“It’s baseball fun??” tweeted Juan Soto, in disbelief or unsure, after the NL wild card game he’d just watched at Dodger Stadium. It was. It was baseball fun. Especially so if you’d had good seats to see your friends and former teammates Trea Turner and Max Scherzer, but also if you’re just into this kind of thing: a nice slow burn, tied 1-1, thanks to good-enough pitching, from the bottom of the fourth through two outs in the bottom of ninth, when Chris Taylor hit a two-run walk-off sigh-of-relief home run into left field to set up a Dodgers-Giants NLDS, an early postseason collision of the two best teams in baseball.

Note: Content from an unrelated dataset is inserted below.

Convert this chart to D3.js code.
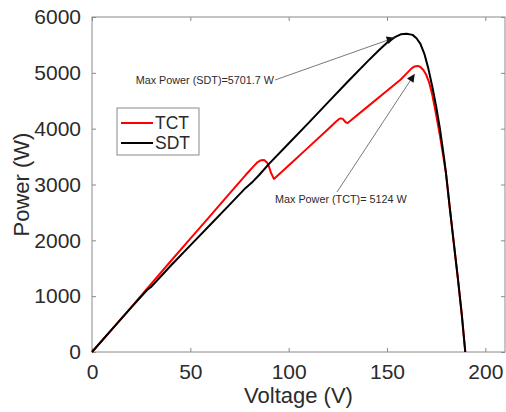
<!DOCTYPE html>
<html>
<head>
<meta charset="utf-8">
<script src="https://cdn.jsdelivr.net/npm/d3@7"></script>
<style>
  body { margin: 0; background: #fff; }
  text { font-family: "Liberation Sans", Arial, sans-serif; }
</style>
</head>
<body>
<svg id="pvChart"></svg>
<script>
// voltage (V), power (W)
var tctCurve = [[0,0],[10,400],[20,805],[28,1135],[40,1625],[50,2030],[60,2435],[70,2840],[78,3165],[82,3320],[84,3395],[86,3435],[87.5,3440],[89,3395],[90,3320],[91,3210],[92.5,3100],
  [100,3340],[110,3665],[120,3990],[124,4125],[125.5,4170],[126.5,4185],[127.5,4175],[129,4115],[130,4100],[140,4390],[150,4680],[157,4880],[160,4990],[162.5,5080],[164,5115],[165.6,5124],
  [167,5105],[168.5,5050],[170,4960],[171.5,4820],[173,4610],[175,4250],[177,3860],[180,3200],[182,2560],[184,1940],[186,1330],[188,680],[189.8,0]];
var sdtCurve = [[0,0],[10,400],[20,800],[28,1110],[30,1165],[40,1545],[50,1910],[60,2275],[70,2640],[78,2935],[82,3060],[85,3170],[90,3370],
  [100,3735],[110,4100],[120,4470],[130,4840],[140,5200],[146,5410],[150,5540],[154,5640],[157,5690],[160,5701.7],[163,5680],[165,5620],
  [167,5520],[169,5340],[171,5080],[173,4760],[175,4400],[177,3980],[179,3480],[180,3200],[182,2560],[184,1940],[186,1330],[188,680],[189.8,0]];

var seriesNames = ["TCT", "SDT"];
var seriesColors = ["#ff0000", "#000000"];
var xTicks = [0, 50, 100, 150, 200];
var yTicks = [0, 1000, 2000, 3000, 4000, 5000, 6000];

var maxSdt = [160, 5701.7], maxTct = [165.6, 5124];
var labelSdt = "Max Power (SDT)=5701.7 W", labelTct = "Max Power (TCT)= 5124 W";

var margin = {top: 17, right: 1, bottom: 60, left: 92},
    width  = 506 - margin.left - margin.right,
    height = 412 - margin.top - margin.bottom;

var x = d3.scaleLinear().domain([0, 210]).range([0, width]);
var y = d3.scaleLinear().domain([0, 6000]).range([height, 0]);

var svg = d3.select("#pvChart")
    .attr("width", 506)
    .attr("height", 412)
  .append("g")
    .attr("transform", "translate(" + margin.left + "," + margin.top + ")");

var axisColor = "#8a8a8a", textColor = "#2b2b2b";

// box + ticks (inward)
svg.append("rect")
  .attr("width", width).attr("height", height)
  .attr("fill", "none").attr("stroke", axisColor).attr("stroke-width", 1);

var fmt = d3.format("d");
var xb = svg.append("g").attr("transform", "translate(0," + height + ")")
  .call(d3.axisBottom(x).tickValues(xTicks).tickFormat(fmt).tickSizeInner(-4).tickSizeOuter(0).tickPadding(12));
var xt = svg.append("g")
  .call(d3.axisTop(x).tickValues(xTicks).tickSizeInner(-4).tickSizeOuter(0).tickFormat(""));
var yl = svg.append("g")
  .call(d3.axisLeft(y).tickValues(yTicks).tickFormat(fmt).tickSizeInner(-4).tickSizeOuter(0).tickPadding(11));
var yr = svg.append("g").attr("transform", "translate(" + width + ",0)")
  .call(d3.axisRight(y).tickValues(yTicks).tickSizeInner(-4).tickSizeOuter(0).tickFormat(""));

[xb, xt, yl, yr].forEach(function(g) {
  g.select(".domain").remove();
  g.selectAll("line").attr("stroke", axisColor);
  g.selectAll("text").attr("fill", textColor).style("font-size", "21px");
});

// curves
var line = d3.line()
  .x(function(d) { return x(d[0]); })
  .y(function(d) { return y(d[1]); });

[tctCurve, sdtCurve].forEach(function(c, i) {
  svg.append("path")
    .datum(c)
    .attr("d", line)
    .attr("fill", "none")
    .attr("stroke", seriesColors[i])
    .attr("stroke-width", 2)
    .attr("stroke-linejoin", "round");
});

// annotations with arrows
svg.append("defs").append("marker")
  .attr("id", "arr")
  .attr("viewBox", "0 0 10 10")
  .attr("refX", 10).attr("refY", 5)
  .attr("markerWidth", 12).attr("markerHeight", 8)
  .attr("markerUnits", "userSpaceOnUse")
  .attr("orient", "auto")
  .append("path").attr("d", "M0,0L10,5L0,10z").attr("fill", "#111");

svg.append("line")
  .attr("x1", 183).attr("y1", 63)
  .attr("x2", x(maxSdt[0]) - 12).attr("y2", y(maxSdt[1]) + 4)
  .attr("stroke", "#555").attr("stroke-width", 0.8)
  .attr("marker-end", "url(#arr)");
svg.append("text")
  .attr("x", 182).attr("y", 67)
  .attr("text-anchor", "end")
  .attr("fill", textColor)
  .style("font-size", "10.8px")
  .text(labelSdt);

svg.append("line")
  .attr("x1", 245).attr("y1", 175)
  .attr("x2", x(maxTct[0]) - 3).attr("y2", y(maxTct[1]) + 8)
  .attr("stroke", "#555").attr("stroke-width", 0.8)
  .attr("marker-end", "url(#arr)");
svg.append("text")
  .attr("x", 183).attr("y", 186)
  .attr("fill", textColor)
  .style("font-size", "10.8px")
  .text(labelTct);

// legend
var lg = svg.append("g").attr("transform", "translate(25,91)");
lg.append("rect")
  .attr("width", 82).attr("height", 47)
  .attr("fill", "#fff").attr("stroke", axisColor).attr("stroke-width", 1);
seriesNames.forEach(function(n, i) {
  lg.append("line")
    .attr("x1", 4).attr("x2", 36)
    .attr("y1", 15 + i * 20).attr("y2", 15 + i * 20)
    .attr("stroke", seriesColors[i]).attr("stroke-width", 2);
  lg.append("text")
    .attr("x", 38).attr("y", 21 + i * 20)
    .attr("fill", textColor)
    .style("font-size", "17.5px")
    .text(n);
});

// axis titles
svg.append("text")
  .attr("x", width / 2).attr("y", height + 51)
  .attr("text-anchor", "middle")
  .attr("fill", textColor)
  .style("font-size", "22px")
  .text("Voltage (V)");

svg.append("text")
  .attr("transform", "rotate(-90)")
  .attr("x", -height / 2).attr("y", -63)
  .attr("text-anchor", "middle")
  .attr("fill", textColor)
  .style("font-size", "22px")
  .text("Power (W)");
</script>
</body>
</html>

The baseball might have been more fun, or more funny, anyway, in its choice of hero. Albert Pujols led off for the Dodgers in the ninth, but a million sports columnists slunk back in their seats when he simply lined out to center with a 106.6-mph missile. Cody Bellinger, who I guess is just the worst player in baseball now, couldn't win the game himself, but he did keep it alive by drawing a two-out lefty-lefty walk. "I just wanted to continue to pass the baton with two outs," he said afterward. Then he changed it by stealing second on Yadier Molina, to make things a little bit simpler for Taylor.

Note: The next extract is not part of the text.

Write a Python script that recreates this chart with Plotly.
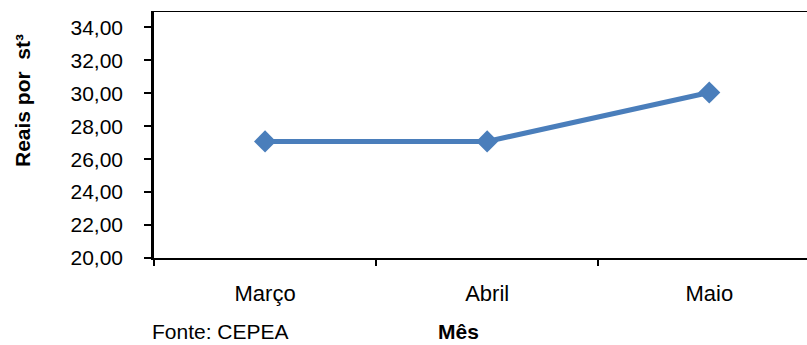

In the sense of narrative fulfillment, the utilityman's heroics made for a decent compromise. Taylor battled through a neck injury and fell out of the lineup in the second half of the season; in his 58 at-bats since the beginning of September, he had just seven hits and 23 strikeouts. Dodgers manager Dave Roberts described those struggles as a kind of payment for the reward to follow. "I think, to put it simply, the game honors you," he said.
The game did not bestow much honor on what had been the hottest team in baseball for roughly the same period Taylor was going through it. The honor was all used up! "One swing of the bat dictated the night," Cardinals manager Mike Shildt said, but really, a lot of them did. Cardinals hitters, even blessed with a shaky Scherzer, were 0-for-11 with runners in scoring position. (Tommy Edman scored the only run on a wild pitch in the first.) A few weeks ago, it dawned on me that I was growing quite fond of the Cardinals—the first baseball team I ever truly hated—for their Gold Glove–filled roster. Then, last night, they made rooting for them as excruciating as possible, and I hate them, once again.
Juan Soto, if you care to know, was delighted by the way things ended.